ROGER COHEN, N.Y. TIMES
The Israeli-Palestinian conflict has become a ritualistic obscenity. It offends the conscience of humankind. The Oslo accords are dead. The “peace process” initiated through them is a farce. It is time to rethink everything.
In Gaza, an open-air prison for 1.8 million people, more than 300 children are dead, killed in the almost month-long Israeli bombardment. Each of those children has a name, a family. Several were killed in the recent shelling of a United Nations school, an act that the United States called “disgraceful.” The many civilian casualties in Gaza cannot be waved away as the “human shields” of Hamas. They were not human shields; they were human beings. When the guns die down, Israel will begin a difficult accounting.
But, yes, Hamas used these human beings, used them in the sense that the organization has no objective in the real world. Israel, which it says it is bent on annihilating, is not going away. Hamas manipulates and subjugates the Palestinians it governs in the name of a lost cause. To send rockets into Israel is to invite a certain response whose result, over time, is to reinforce a culture of paralyzing Palestinian victimhood. Hamas is criminal. It is criminal in its sacrifice of the Palestinian national cause to a fantasy, in its refusal to accept the Palestine Liberation Organization’s recognition of Israel’s right “to exist in peace and security,” in its determination to kill Jews, and in its willingness to see the blood of its people shed for nothing.
A Jewish homeland was voted into existence by United Nations Resolution 181 of 1947 calling for the creation of two states in the Holy Land, one Jewish and one Arab. That homeland was defended through Arab-initiated wars aimed at reversing the world’s post-Holocaust mandate. Israel’s existence is irreversible. It is grounded in that U.N. decision, won on the battlefield, expressed in the forging of a vibrant society; and it represents the rightful resolution of the long Jewish saga of exclusion and persecution.
Except that the resolution is incomplete. Israel’s denial of a Palestinian state, its 47-year occupation of the West Bank, its highly “capricious control regime” (in the words of the former Palestinian Prime Minister Salam Fayyad) over the lives of Palestinians, its expansion of settlements — all this creates an unacceptable “status quo” in which every lull is pregnant with violence. The occupation must end one day. Without two states Israel will lurch from one self-inflicted wound to the next, growing ever angrier with its neighbors and a restive world from which it feels alienated.
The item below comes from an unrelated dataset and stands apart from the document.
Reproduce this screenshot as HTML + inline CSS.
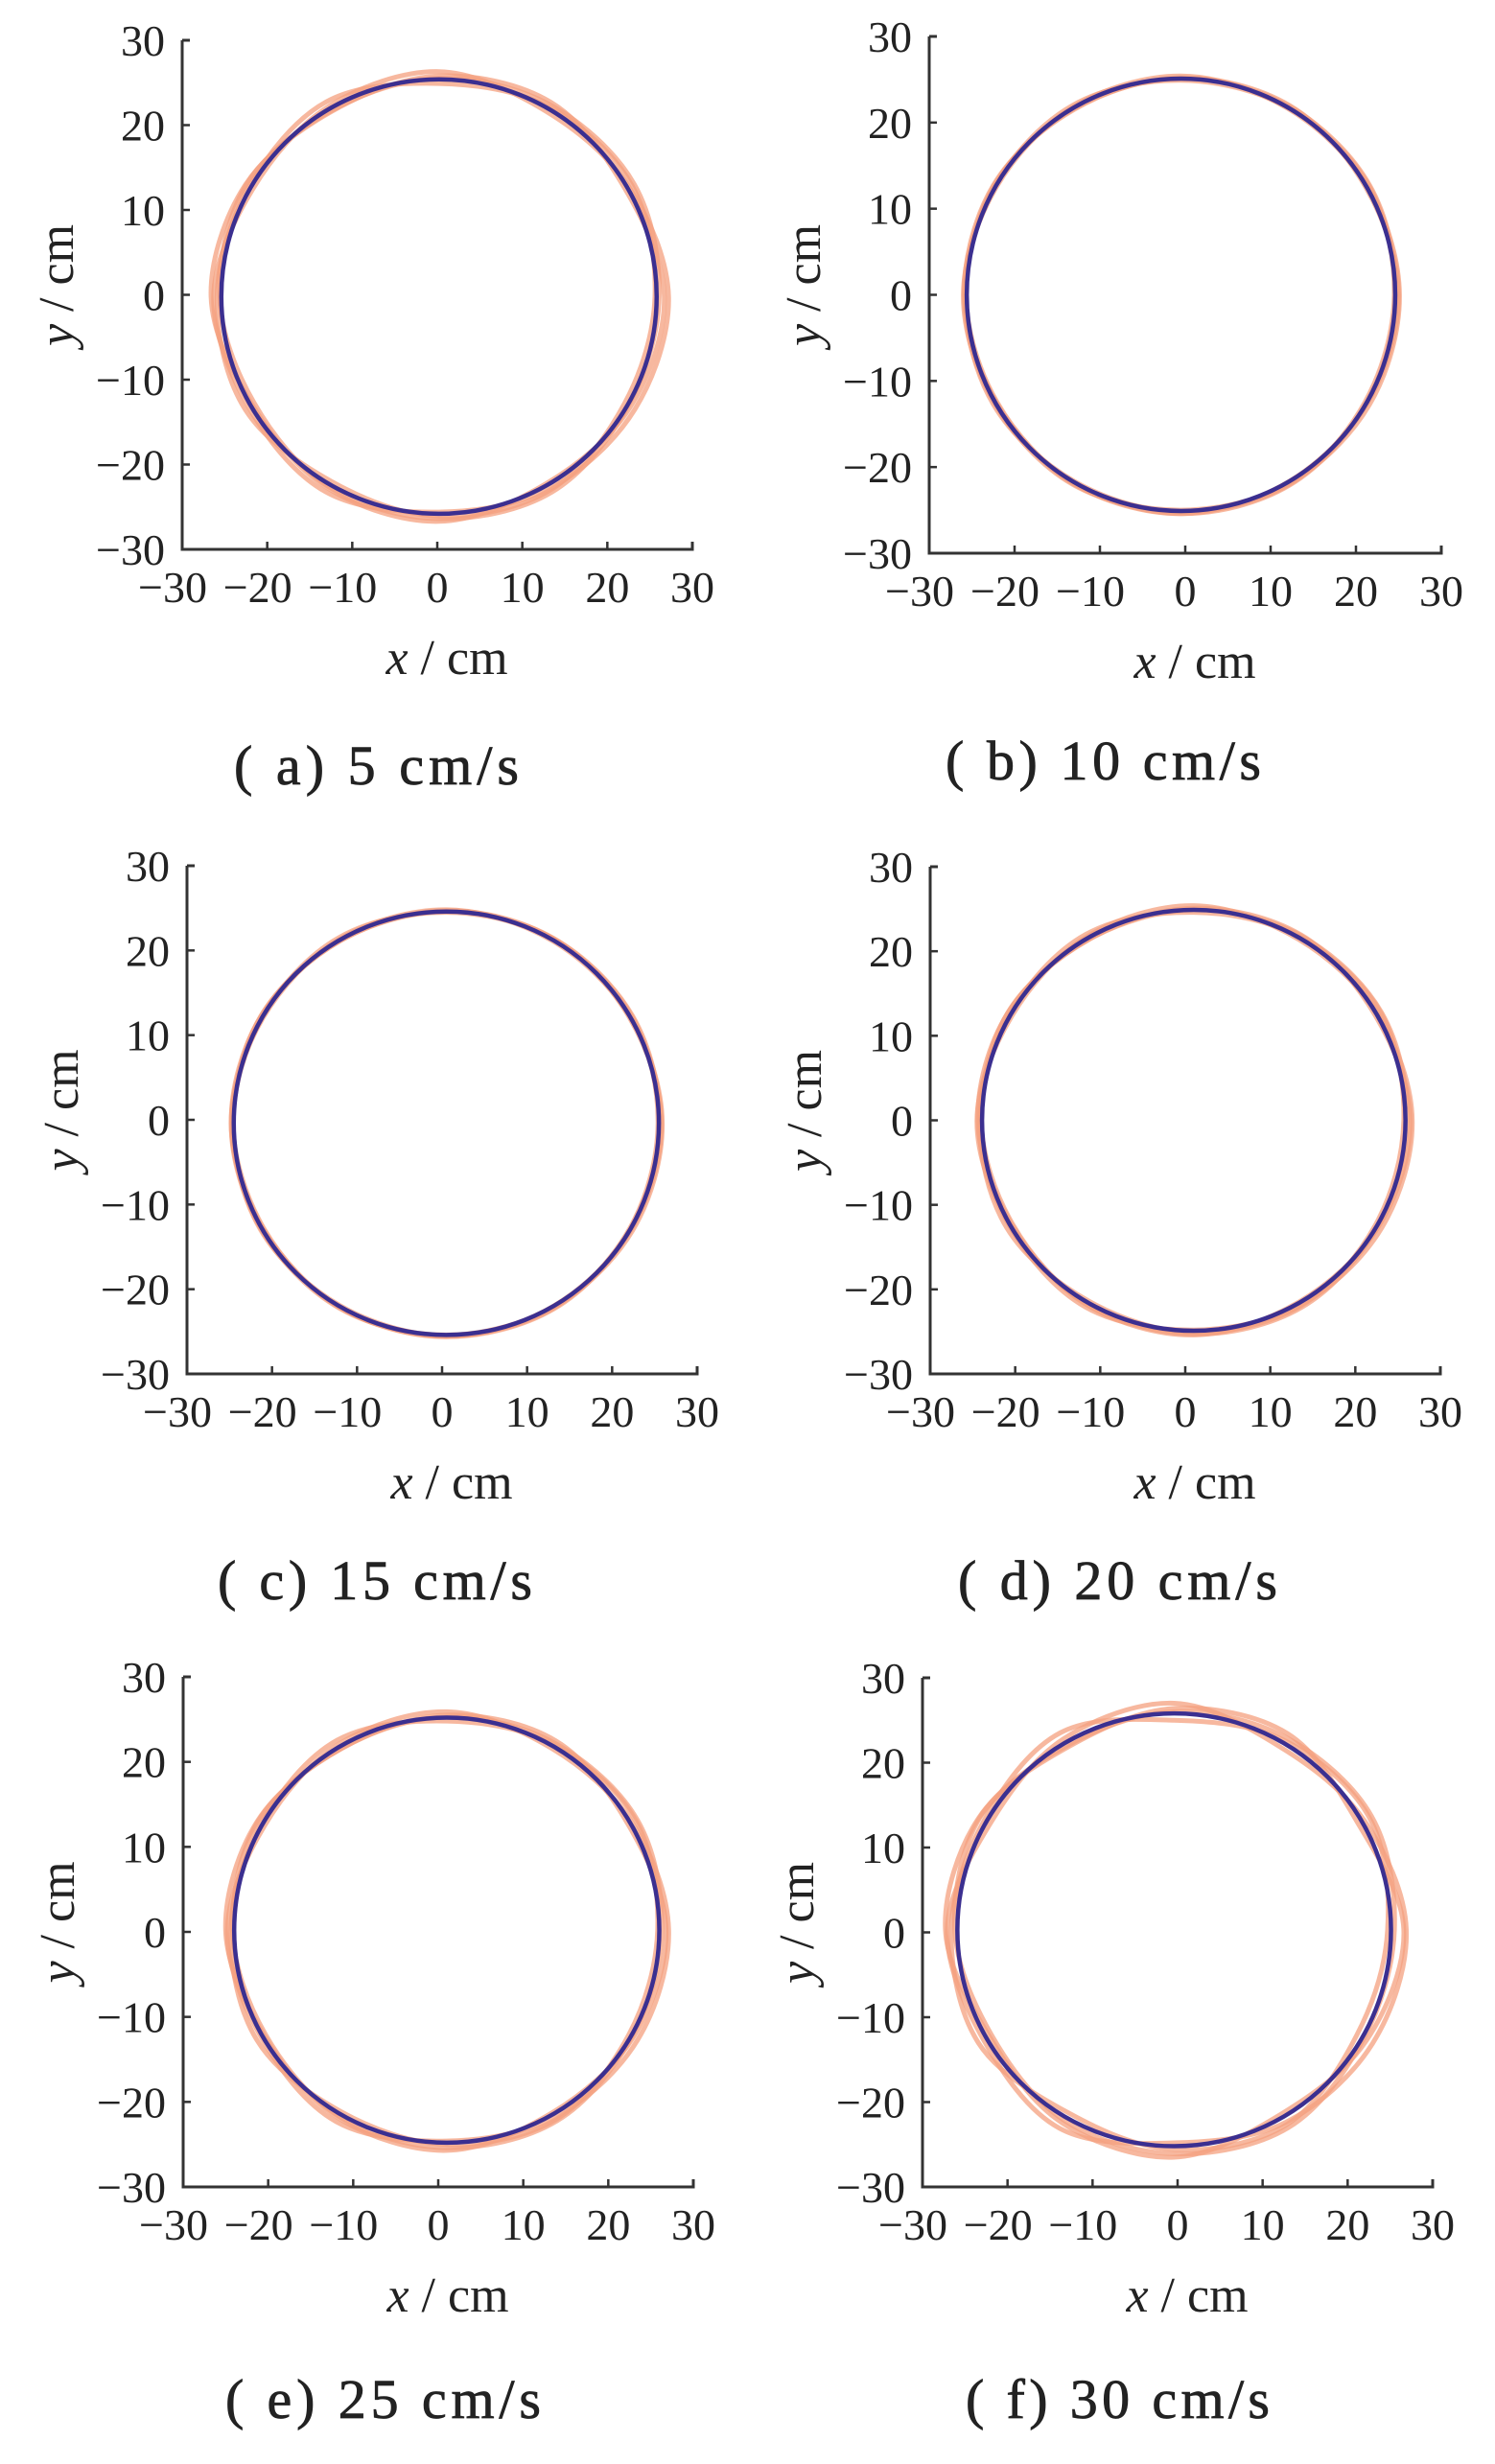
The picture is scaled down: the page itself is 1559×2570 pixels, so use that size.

With nearly 2,000 dead, including 64 Israeli soldiers, the victors of this latest Gaza mini-war are apparently Israeli Prime Minister Benjamin Netanyahu and Hamas. Support for Netanyahu is overwhelming. A vast majority of Israelis back his actions; many believe he has not gone far enough. Hamas, meanwhile, has hurt Israel; it has endured; it has exercised command-and-control under prolonged attack; it has embodied Palestinian resistance
But these are Pyrrhic victories. Deeper currents are at work. Surely even Netanyahu must take from this horrific episode the conviction that something must change. He has long pooh-poohed peace. He compared Yitzhak Rabin to Neville Chamberlain, and Israelis somehow forgave him. He came very late and very lamely to the idea of two states for two peoples, only to set impossible conditions for that goal, undermine moderate Palestinians, and waste U.S. mediators’ time.
He seized a few months ago on the formation of a Hamas-Fatah unity government to say “the pact with Hamas kills peace.” Now Netanyahu would like nothing more than for the Palestinian Authority, representing the Fatah faction, to take control of Gaza. In effect he would like the Palestinian unity he lambasted to work. He knows demilitarization of Gaza, the stated Israeli objective, can only be attained by remilitarizing it with an Israeli tank on every corner. Nobody wants that. Israel is already running the lives of enough Palestinians — or trying to.
As for Hamas, its victory is also illusory, adrenalin before the fall. It can offer its people nothing. The place to start now is with ending the divisions in the Palestinian movement that the unity government papered over — Gaza first, instead of West Bank first. A Palestinian national consensus is the prerequisite for anything, including the rebuilding and opening-up of Gaza.
Real reconciliation can only come on the basis of an ironclad commitment to nonviolence and to holding of free and fair elections, the first since 2006. Good Palestinian governance, unity and nonviolence constitute the path to making a free state of Palestine irrefutable. The longer Hamas fights this, the greater its betrayal of its people.
Netanyahu has fought Palestinian statehood all his life. But it is the only way out of his labyrinth. In the end his sound bites yield to reality. That reality is bitter indeed.